I am not quite sure i understand your comment. Making blanket judgements... about others situations is difficult. None of know the ins and outs and dynamics of other relationships...and what may be acceptable to me...may not be acceptable to you. For example...you might say that my husband sacrificed his dignity by allowing me to stay...but in actuality...the only person who could answer that would be him. 

I had a very short affair that ended in a one time sexual encounter. I have learned that terminology can be misunderstood and can trigger others. I have always referred to it as an affair...not a ons or LTA...it was an affair. My husband was not a virgin when he married me...but I was.

The one thing I took away was the innocence of our relationship...and that is something i can never give back. I realize how great that loss is...I realize how terrible that hurt him. I cannot speak for anyone else...only me.

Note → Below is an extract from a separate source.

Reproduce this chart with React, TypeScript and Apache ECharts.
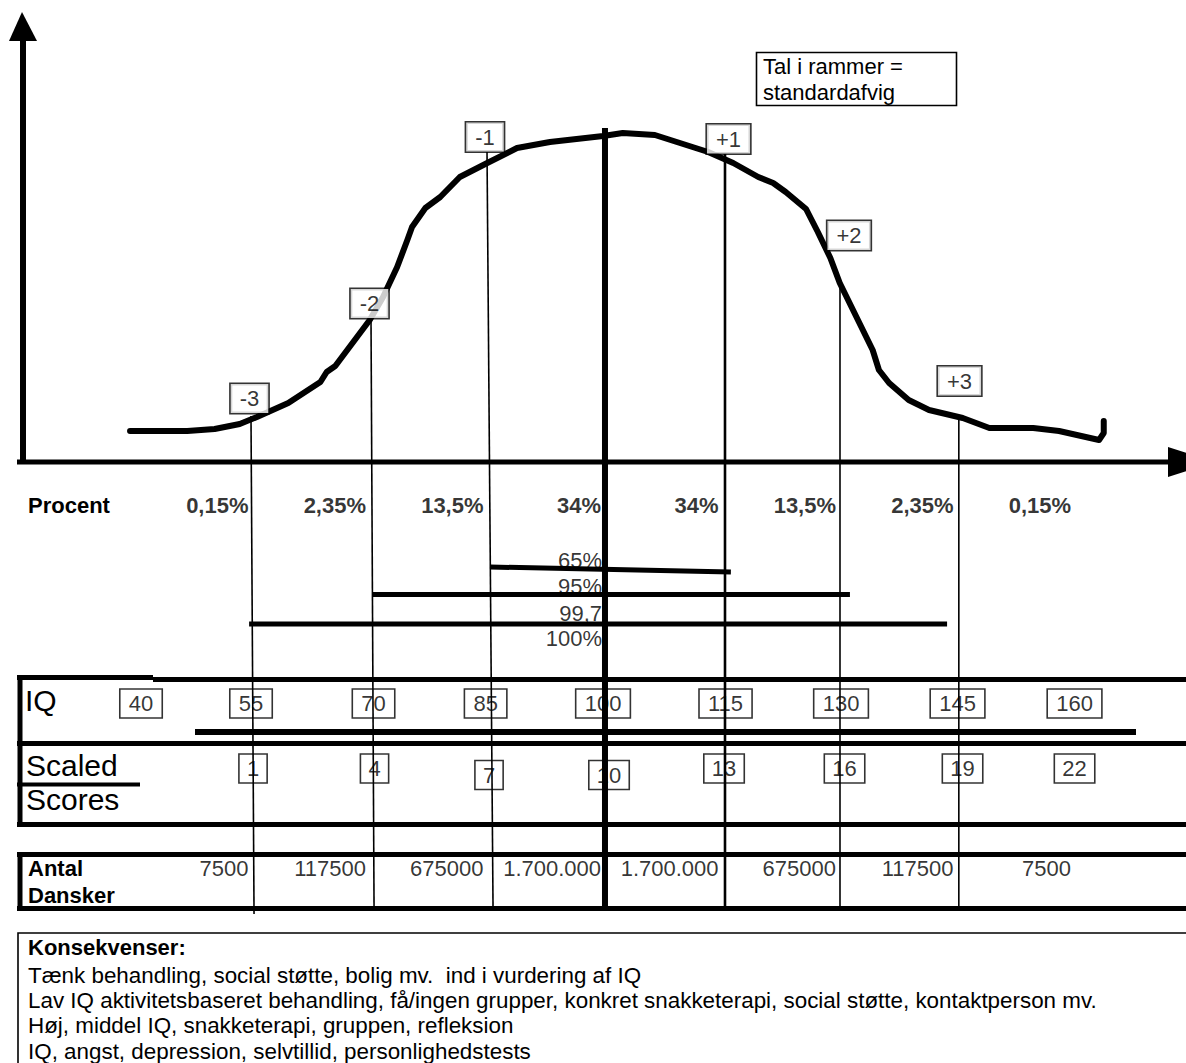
import React, { useEffect, useRef } from "react";
import * as echarts from "echarts";

const W = 1186;
const H = 1063;
const BASE = 462; // pixel row of the horizontal arrow (height 0 of the curve)
const FONT = "'Liberation Sans', Arial, Helvetica, sans-serif";

// Horizontal scale of the diagram, in IQ points
const IQ_MIN = 22.7;
const IQ_MAX = 174.1;

// Hand-drawn bell curve: IQ position and height above the axis
const curveIQ = [39.3, 46.6, 50.1, 53.3, 55.5, 59.5, 63.6, 64.4, 65.5, 69.9, 71.6, 73.4, 74.7, 75.3, 77.0, 78.9, 81.4, 84.9, 88.7, 92.9, 99.7, 102.2, 106.3, 109.1, 113.1, 116.3, 119.5, 121.4, 123.0, 125.6, 127.1, 128.7, 129.9, 134.1, 134.9, 136.2, 138.7, 141.3, 145.6, 149.0, 154.6, 157.9, 163.0, 163.6, 163.6];
const curveHeight = [31, 31, 33, 38, 45, 59, 80, 90, 96, 142, 165, 195, 222, 235, 254, 265, 285, 299, 314, 320, 326, 329, 327, 320, 310, 299, 285, 279, 270, 253, 230, 204, 179, 112, 92, 79, 62, 52, 44, 34, 34, 31, 22, 29, 41];

// Standard-deviation boundaries (IQ)
const sdBoundaryIQ = [55, 70, 85, 100, 115, 130, 145, 160];
const sdLineTopIQ = [54.74, 70.06, 84.87, 99.93, 115.25, 129.93, 145.1];
const sdLineBottomIQ = [55.13, 70.45, 85.64, 99.93, 115.25, 129.93, 145.1];

const sdLabels = ["-3", "-2", "-1", "+1", "+2", "+3"];
const sdLabelIQ = [54.55, 69.87, 84.61, 115.7, 131.08, 145.19];

const percentLabels = ["0,15%", "2,35%", "13,5%", "34%", "34%", "13,5%", "2,35%", "0,15%"];
const antalLabels = ["7500", "117500", "675000", "1.700.000", "1.700.000", "675000", "117500", "7500"];

const iqTicks = [40, 55, 70, 85, 100, 115, 130, 145, 160];
const scaledScores = [1, 4, 7, 10, 13, 16, 19, 22];

const rangeLabels = ["65%", "95%", "99,7", "100%"];
const rangeFromIQ = [85.25, 70.3, 54.5];
const rangeToIQ = [116.0, 131.2, 143.6];

const legendLines = ["Tal i rammer =", "standardafvig"];
const consequenceTitle = "Konsekvenser:";
const consequences = [
  "Tænk behandling, social støtte, bolig mv.  ind i vurdering af IQ",
  "Lav IQ aktivitetsbaseret behandling, få/ingen grupper, konkret snakketerapi, social støtte, kontaktperson mv.",
  "Høj, middel IQ, snakketerapi, gruppen, refleksion",
  "IQ, angst, depression, selvtillid, personlighedstests",
];

// ---- layout (pixel rows / nudges of the hand-made drawing) ----
const LAYOUT = {
  sdLineTop: [416, 318, 152, 128, 154, 283, 420],
  sdLineBottom: [914, 908, 908, 908, 908, 908, 908],
  sdLineWidth: [1.6, 1.6, 1.6, 6, 2.6, 1.6, 1.6],
  sdLabelRow: [398.5, 303.5, 137, 139, 235.5, 381],
  procentRow: 505,
  rangeTextRow: [560, 586, 613, 638],
  rangeLineFromRow: [567, 594.5, 624],
  rangeLineToRow: [572, 594.5, 624],
  iqBoxRow: 703.5,
  iqBoxNudge: [5.5, -2, 3, -2.4, -2.5, 2.5, 0.5, -0.5, -1],
  scaledRow: [768.5, 768.5, 775, 775, 768.5, 768.5, 768.5, 768.5],
  scaledNudge: [0, 4, 1, 3.5, 1, 4, 4.5, -1],
  antalRow: 868,
  consequenceTitleRow: 947,
  consequenceFirstRow: 975,
  consequencePitch: 25.4,
};

function txt(x: number, y: number, text: string, size: number, weight: string = "normal") {
  return {
    type: "text",
    x,
    y,
    silent: true,
    style: {
      text,
      fill: "#000",
      fontSize: size,
      fontFamily: FONT,
      fontWeight: weight,
      align: "left",
      verticalAlign: "middle",
      textAlign: "left",
      textVerticalAlign: "middle",
    },
  };
}

function hline(x1: number, y: number, x2: number, w: number) {
  return { type: "line", silent: true, shape: { x1, y1: y, x2, y2: y }, style: { stroke: "#000", lineWidth: w } };
}
function vline(x: number, y1: number, y2: number, w: number) {
  return { type: "line", silent: true, shape: { x1: x, y1, x2: x, y2 }, style: { stroke: "#000", lineWidth: w } };
}

const invisibleSymbol = {
  type: "scatter",
  xAxisIndex: 0,
  yAxisIndex: 0,
  symbol: "circle",
  symbolSize: 1,
  silent: true,
  itemStyle: { color: "rgba(0,0,0,0)" },
};

function boxLabel(extra: any = {}) {
  return {
    show: true,
    position: "inside",
    formatter: "{b}",
    color: "#000",
    fontFamily: FONT,
    fontSize: 22,
    lineHeight: 22,
    borderColor: "#000",
    borderWidth: 1.6,
    padding: [4, 9, 3, 9],
    ...extra,
  };
}

function buildOption(): any {
  const series: any[] = [];

  // bell curve
  series.push({
    type: "line",
    xAxisIndex: 0,
    yAxisIndex: 1,
    data: curveIQ.map((x, i) => [x, curveHeight[i]]),
    symbol: "none",
    silent: true,
    lineStyle: { color: "#000", width: 6, join: "round", cap: "round" },
    z: 3,
  });

  // standard deviation verticals
  sdLineTopIQ.forEach((x, i) => {
    series.push({
      type: "line",
      xAxisIndex: 0,
      yAxisIndex: 0,
      data: [
        [x, LAYOUT.sdLineTop[i]],
        [sdLineBottomIQ[i], LAYOUT.sdLineBottom[i]],
      ],
      symbol: "none",
      silent: true,
      lineStyle: { color: "#000", width: LAYOUT.sdLineWidth[i] },
      z: 4,
    });
  });

  // range lines (65 %, 95 %, 99,7 %)
  rangeFromIQ.forEach((x, i) => {
    series.push({
      type: "line",
      xAxisIndex: 0,
      yAxisIndex: 0,
      data: [
        [x, LAYOUT.rangeLineFromRow[i]],
        [rangeToIQ[i], LAYOUT.rangeLineToRow[i]],
      ],
      symbol: "none",
      silent: true,
      lineStyle: { color: "#000", width: 5 },
      z: 4,
    });
  });

  // range labels
  series.push({
    ...invisibleSymbol,
    data: rangeLabels.map((t, i) => ({ name: t, value: [100, LAYOUT.rangeTextRow[i]] })),
    label: { show: true, position: "left", distance: 3, formatter: "{b}", color: "#000", fontFamily: FONT, fontSize: 22 },
    z: 5,
  });

  // SD label boxes
  series.push({
    ...invisibleSymbol,
    data: sdLabels.map((t, i) => ({ name: t, value: [sdLabelIQ[i], LAYOUT.sdLabelRow[i]] })),
    label: boxLabel({ backgroundColor: "#fff" }),
    z: 6,
  });

  // percent row
  series.push({
    ...invisibleSymbol,
    data: percentLabels.map((t, i) => ({ name: t, value: [sdBoundaryIQ[i], LAYOUT.procentRow] })),
    label: { show: true, position: "left", distance: 4, formatter: "{b}", color: "#000", fontFamily: FONT, fontSize: 22, fontWeight: "bold" },
    z: 5,
  });

  // IQ boxes
  series.push({
    ...invisibleSymbol,
    data: iqTicks.map((v, i) => ({
      name: String(v),
      value: [v, LAYOUT.iqBoxRow],
      label: { offset: [LAYOUT.iqBoxNudge[i], 0] },
    })),
    label: boxLabel(),
    z: 5,
  });

  // scaled score boxes (aligned with IQ 55, 70, ... 160)
  series.push({
    ...invisibleSymbol,
    data: scaledScores.map((v, i) => ({
      name: String(v),
      value: [sdBoundaryIQ[i], LAYOUT.scaledRow[i]],
      label: { offset: [LAYOUT.scaledNudge[i], 0] },
    })),
    label: boxLabel({ padding: [4, 8, 3, 8] }),
    z: 5,
  });

  // number of Danes per band
  series.push({
    ...invisibleSymbol,
    data: antalLabels.map((t, i) => ({ name: t, value: [sdBoundaryIQ[i], LAYOUT.antalRow] })),
    label: { show: true, position: "left", distance: 4, formatter: "{b}", color: "#000", fontFamily: FONT, fontSize: 22 },
    z: 5,
  });

  const graphic: any[] = [
    // axes with arrows
    vline(23, 463, 38, 6),
    { type: "polygon", silent: true, shape: { points: [[9, 41], [37, 41], [22, 12]] }, style: { fill: "#000" } },
    hline(17, BASE, 1172, 5),
    { type: "polygon", silent: true, shape: { points: [[1168, 447], [1168, 477], [1214, 462]] }, style: { fill: "#000" } },

    // legend box
    { type: "rect", silent: true, shape: { x: 756.5, y: 52.5, width: 200, height: 53 }, style: { fill: "#fff", stroke: "#000", lineWidth: 1.6 } },
    txt(763, 66, legendLines[0], 22),
    txt(763, 92, legendLines[1], 22),

    // Procent row title
    txt(28, LAYOUT.procentRow, "Procent", 22, "bold"),

    // IQ / Scaled scores table
    hline(17, 677.5, 153, 5),
    hline(153, 679.5, 1200, 5),
    hline(195, 732, 1136, 6),
    hline(17, 743.5, 1200, 5),
    hline(17, 784.5, 140, 4),
    hline(17, 824.5, 1200, 5),
    vline(20, 675, 827, 5),
    txt(25, 700, "IQ", 30),
    txt(26, 765, "Scaled", 30),
    txt(26, 799, "Scores", 30),

    // Antal Dansker table
    hline(17, 854.5, 1200, 5),
    hline(17, 908.5, 1200, 5),
    vline(20, 852, 911, 5),
    txt(28, 868, "Antal", 22, "bold"),
    txt(28, 895, "Dansker", 22, "bold"),

    // Konsekvenser box
    { type: "rect", silent: true, shape: { x: 18, y: 933, width: 1300, height: 300 }, style: { fill: "none", stroke: "#000", lineWidth: 1.6 } },
    txt(28, LAYOUT.consequenceTitleRow, consequenceTitle, 22, "bold"),
    ...consequences.map((t, i) => txt(28, LAYOUT.consequenceFirstRow + i * LAYOUT.consequencePitch, t, 22.4)),
  ];

  return {
    animation: false,
    backgroundColor: "#fff",
    grid: { left: 0, top: 0, width: W, height: H, containLabel: false, show: false },
    xAxis: { type: "value", min: IQ_MIN, max: IQ_MAX, show: false },
    yAxis: [
      { type: "value", min: 0, max: H, inverse: true, show: false },
      { type: "value", min: -(H - BASE), max: BASE, show: false },
    ],
    graphic,
    series,
  };
}

export default function App() {
  const ref = useRef<HTMLDivElement>(null);
  useEffect(() => {
    if (!ref.current) return;
    const chart = echarts.init(ref.current, undefined, { renderer: "svg", width: W, height: H });
    chart.setOption(buildOption());
    return () => chart.dispose();
  }, []);
  return (
    <div
      ref={ref}
      style={{ position: "absolute", left: 0, top: 0, width: W, height: H, background: "#fff", overflow: "hidden" }}
    />
  );
}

I am fully aware what i lost...what i stole...and what i was given.

I married my husband when i was 17...he was the only boy i ever dated. We had a story book relationship....and i took that beautiful story and the specialness and threw it away.

It is now 35 years later...we have written many chapters in our story since my affair...In many ways we are closer than we have ever been...we are more in love than we have ever been...

But we would give anything if that chapter 35 years ago had never happened.

My husband had an RA two years after my affair...there was no sex. All affairs are a choice...I made mine and he made his....however...I know in my heart that had i NOT had my affair...he would not have had his. SO we are both responsible for our own choices....but i know how badly i hurt him.